Monitor IGMP Join/Leave Frequency

Overview:

Our customer is an ISP and mobile carrier that provides access to millions of subscribers to online or internal services. Their reach spans several countries in Southeast Asia.

The Problem:

  • Our customer has issues with inconsistent content delivery to their subscribers especially with high bandwidth applications such as IPTV, cloud applications, and online gaming. They need a solution that can monitor their environment (PON G/XG), send alerts, and at the same time be able to quickly identify the source of the incident with 24/7 availability and record all traffic information beyond just the header.

The Solution:

  • With PureInsight, our customer was able to monitor areas of interest such as IGMP join/leave frequency, successful join, alerts based on DNS queries/responses, and DHCPv4/v6 discovers/requests. In addition, they can visualize their network traffic and quickly distinguish between broadcast, multicast, or unicast traffic.

Workflow:

1. Alerts

  • Go to Alerts and set igmp.record_type == 3 and igmp.record_type == 2 filters. (Capture the network traffic with the QP series)

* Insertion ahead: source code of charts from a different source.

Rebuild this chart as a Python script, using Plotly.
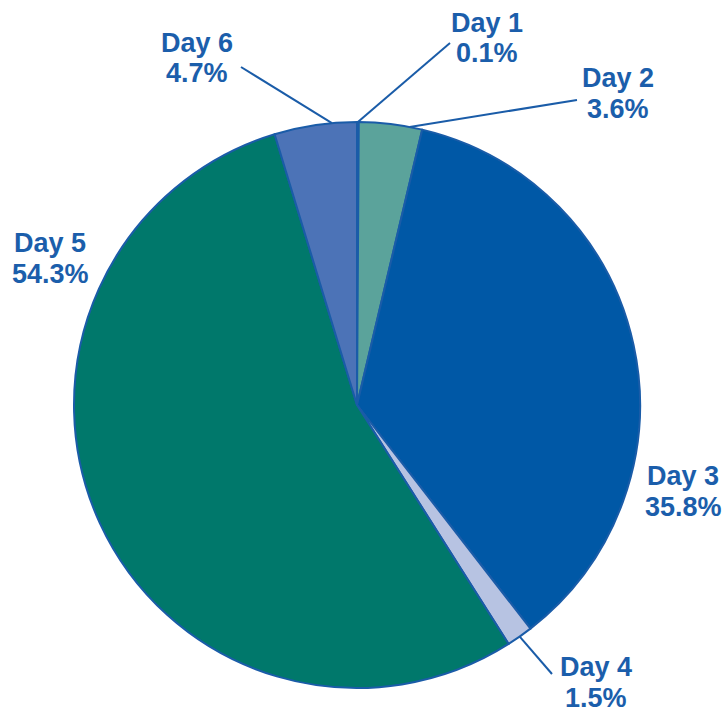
import math
import plotly.graph_objects as go

days = ["Day 1", "Day 2", "Day 3", "Day 4", "Day 5", "Day 6"]
shares = [0.1, 3.6, 35.8, 1.5, 54.3, 4.7]
colors = ["#FFFFFF", "#5BA39B", "#0058A6", "#B7C3E2", "#00786B", "#4C73B7"]

W, H = 725, 714
CX, CY, R = 357, 405, 283  # pie centre / radius in pixels
TEXT = "#1B5EAB"
LINE_GAP = 31

# label anchor (pixel centre) and leader end (None if no leader)
label_pos = [(487, 38), (618, 93), (683, 491), (596, 682), (50, 258), (197, 58)]
leader_end = [(450, 43), (577, 100), None, (552, 674), None, (241, 67)]
# where along each slice (fraction of its angle) the leader touches the rim
leader_frac = [0.5, 0.8, 0.5, 0.5, 0.5, 0.7]

fig = go.Figure(go.Pie(
    labels=days, values=shares, sort=False, direction="clockwise", rotation=0,
    marker=dict(colors=colors, line=dict(color="#1A5CA8", width=2)),
    textinfo="none", hoverinfo="label+percent", showlegend=False,
    domain=dict(x=[(CX - R) / W, (CX + R) / W], y=[(H - CY - R) / H, (H - CY + R) / H]),
))

total = sum(shares)
cum = 0.0
shapes, annotations = [], []
font = dict(family="Liberation Sans, Arial, sans-serif", size=27, color=TEXT)
for d, v, lp, le, fr in zip(days, shares, label_pos, leader_end, leader_frac):
    mid = (cum + v * fr) / total * 2 * math.pi
    cum += v
    sx, sy = CX + R * math.sin(mid), CY - R * math.cos(mid)
    if le is not None:
        shapes.append(dict(type="line", xref="paper", yref="paper",
                           x0=sx / W, y0=1 - sy / H, x1=le[0] / W, y1=1 - le[1] / H,
                           line=dict(color="#1A5CA8", width=2)))
    for k, t in enumerate([d, f"{v:.1f}%"]):
        yy = lp[1] + (k - 0.5) * LINE_GAP
        annotations.append(dict(x=lp[0] / W, y=1 - yy / H, xref="paper", yref="paper",
                                text=f"<b>{t}</b>", showarrow=False,
                                xanchor="center", yanchor="middle", font=font))

fig.update_layout(width=W, height=H, margin=dict(l=0, r=0, t=0, b=0),
                  paper_bgcolor="white", plot_bgcolor="white",
                  shapes=shapes, annotations=annotations)
fig.write_html("out.html", config={"displayModeBar": False},
               post_script="document.body.style.margin='0';document.body.style.padding='0';")
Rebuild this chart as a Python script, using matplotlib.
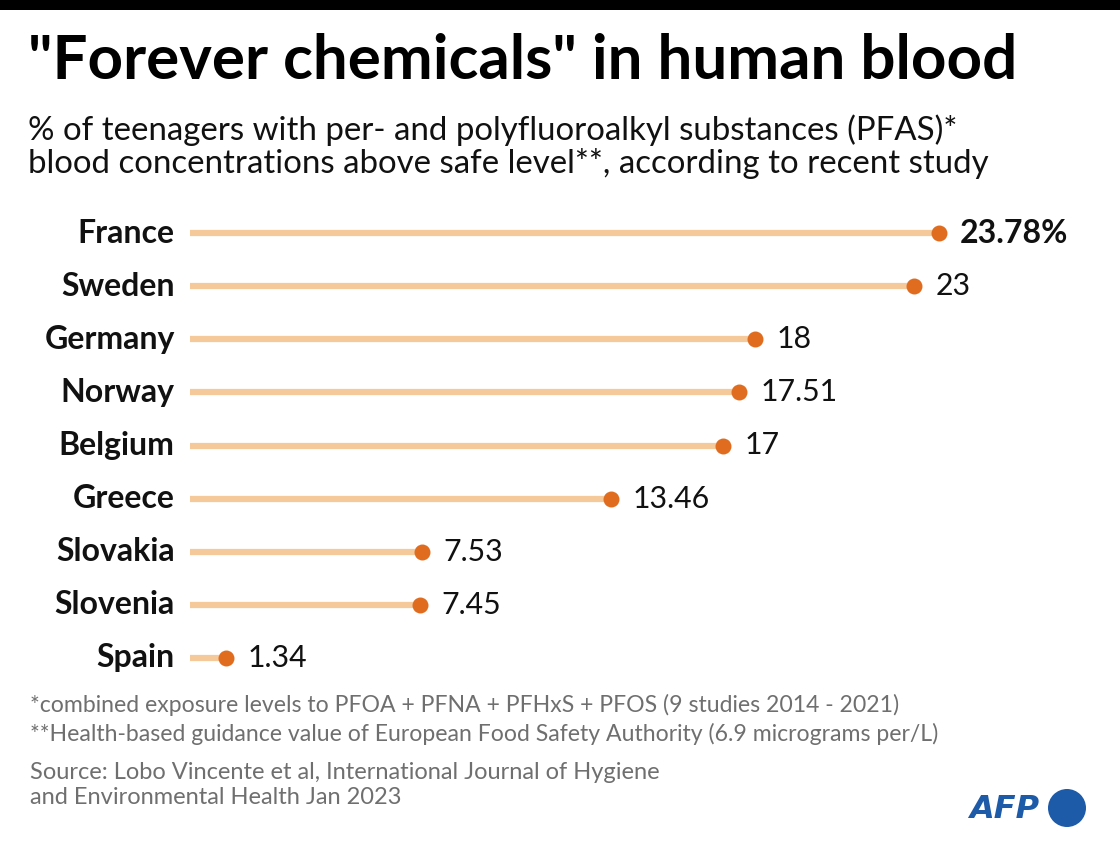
import matplotlib
matplotlib.use("Agg")
import matplotlib.pyplot as plt
from matplotlib.patches import Ellipse, Rectangle

countries = ["France", "Sweden", "Germany", "Norway", "Belgium", "Greece", "Slovakia", "Slovenia", "Spain"]
values = [23.78, 23, 18, 17.51, 17, 13.46, 7.53, 7.45, 1.34]
value_labels = ["23.78%", "23", "18", "17.51", "17", "13.46", "7.53", "7.45", "1.34"]

title = '"Forever chemicals" in human blood'
subtitle = ("% of teenagers with per- and polyfluoroalkyl substances (PFAS)*\n"
            "blood concentrations above safe level**, according to recent study")
notes = ["*combined exposure levels to PFOA + PFNA + PFHxS + PFOS (9 studies 2014 - 2021)",
         "**Health-based guidance value of European Food Safety Authority (6.9 micrograms per/L)"]
source = "Source: Lobo Vincente et al, International Journal of Hygiene\nand Environmental Health Jan 2023"

W, H = 1120, 848
FONT = "Lato"
plt.rcParams["font.family"] = [FONT, "DejaVu Sans"]

fig = plt.figure(figsize=(W / 100, H / 100), dpi=100)
fig.patch.set_facecolor("white")

def fx(px):
    return px / W

def fy(py):
    return 1 - py / H

# top black bar
fig.add_artist(Rectangle((0, fy(10)), 1, 10 / H, transform=fig.transFigure,
                         facecolor="black", edgecolor="none"))

fig.text(fx(28), fy(61), title, fontsize=44.6, fontweight="bold", va="center", ha="left",
         color="black")
fig.text(fx(28), fy(147), subtitle, fontsize=23.8, va="center", ha="left", color="#111111",
         linespacing=1.08)

# lollipop axes
ax = fig.add_axes([fx(183), fy(684.5), fx(889.6), 478 / H])
ax.set_xlim(0, 28)
ax.set_ylim(len(countries) - 0.5, -0.5)
ax.axis("off")

line_col = "#F6C99B"
dot_col = "#E06D1F"
for i, (c, v, lab) in enumerate(zip(countries, values, value_labels)):
    ax.plot([0.22, v], [i, i], color=line_col, lw=4.5, solid_capstyle="butt", zorder=1)
    ax.plot([v], [i], "o", color=dot_col, ms=11.5, mec="none", zorder=2)
    ax.annotate(lab, (v, i), xytext=(15.5, 0), textcoords="offset points",
                va="center", ha="left", fontsize=23 if i == 0 else 21.8,
                fontweight="bold" if i == 0 else "normal", color="#111111")
    ax.annotate(c, (0, i), xytext=(-6, 0), textcoords="offset points",
                va="center", ha="right", fontsize=23, fontweight="bold", color="#111111")

gray = "#6f6f6f"
fig.text(fx(30), fy(705), notes[0], fontsize=16.6, va="center", ha="left", color=gray)
fig.text(fx(30), fy(734), notes[1], fontsize=16.6, va="center", ha="left", color=gray)
fig.text(fx(30), fy(785), source, fontsize=17, va="center", ha="left", color=gray,
         linespacing=1.2)

# AFP logo
afp_blue = "#1D5AA8"
fig.text(fx(1039), fy(809), "AFP", fontsize=23, fontweight="bold", style="oblique",
         family="DejaVu Sans", va="center", ha="right", color=afp_blue)
fig.add_artist(Ellipse((fx(1067), fy(808)), 38 / W, 38 / H, transform=fig.transFigure,
                       facecolor=afp_blue, edgecolor="none"))

fig.savefig("out.png", dpi=100, facecolor="white")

  • Alerts grab the number of packets at a specific point in time based on the filter. In this case, an IGMP spike could be a leak spike which means a particular service dropped and the router or switch had some effects.

2. Check the Timeline Alert Graphs

  • Click the plus button to add and remove filters.

3. Check the Timestamp on the Spike

  • If you zoom in, you will see that there is also network data at the bottom of the graph.

4. Flow Analysis

  • If you zoom in on the spike, you can see the top of the spike.

5. Download a PCAP File

  • Hover over the top portion of the spike and check the time stamp.

  • Perform a search by date and time before and after the timestamp observed in the alert.

  • Interactive Search can be used to categorize captured traffic data based on IP addresses, port numbers, protocols, and regular expressions. You can visualize the network traffic as a Nodal Graph with details of each node displayed.

7. Flow Analysis

  • Flow Analysis is used to create network streams from the PCAP files. Streams are plotted based on 5-tuple information, which contains source/destination IP, source/destination port, and timestamp extracted from each packet. The streams are plotted as the number of packets (y-axis) vs. time (x-axis).

  • Enter the files extracted in the interactive search. Use the lasso tool to highlight the flows you want to see in particular.

8. Download a PCAP File

  • The entire packet data can be downloaded in a PCAP format file for further investigation with third-party tools such as Wireshark.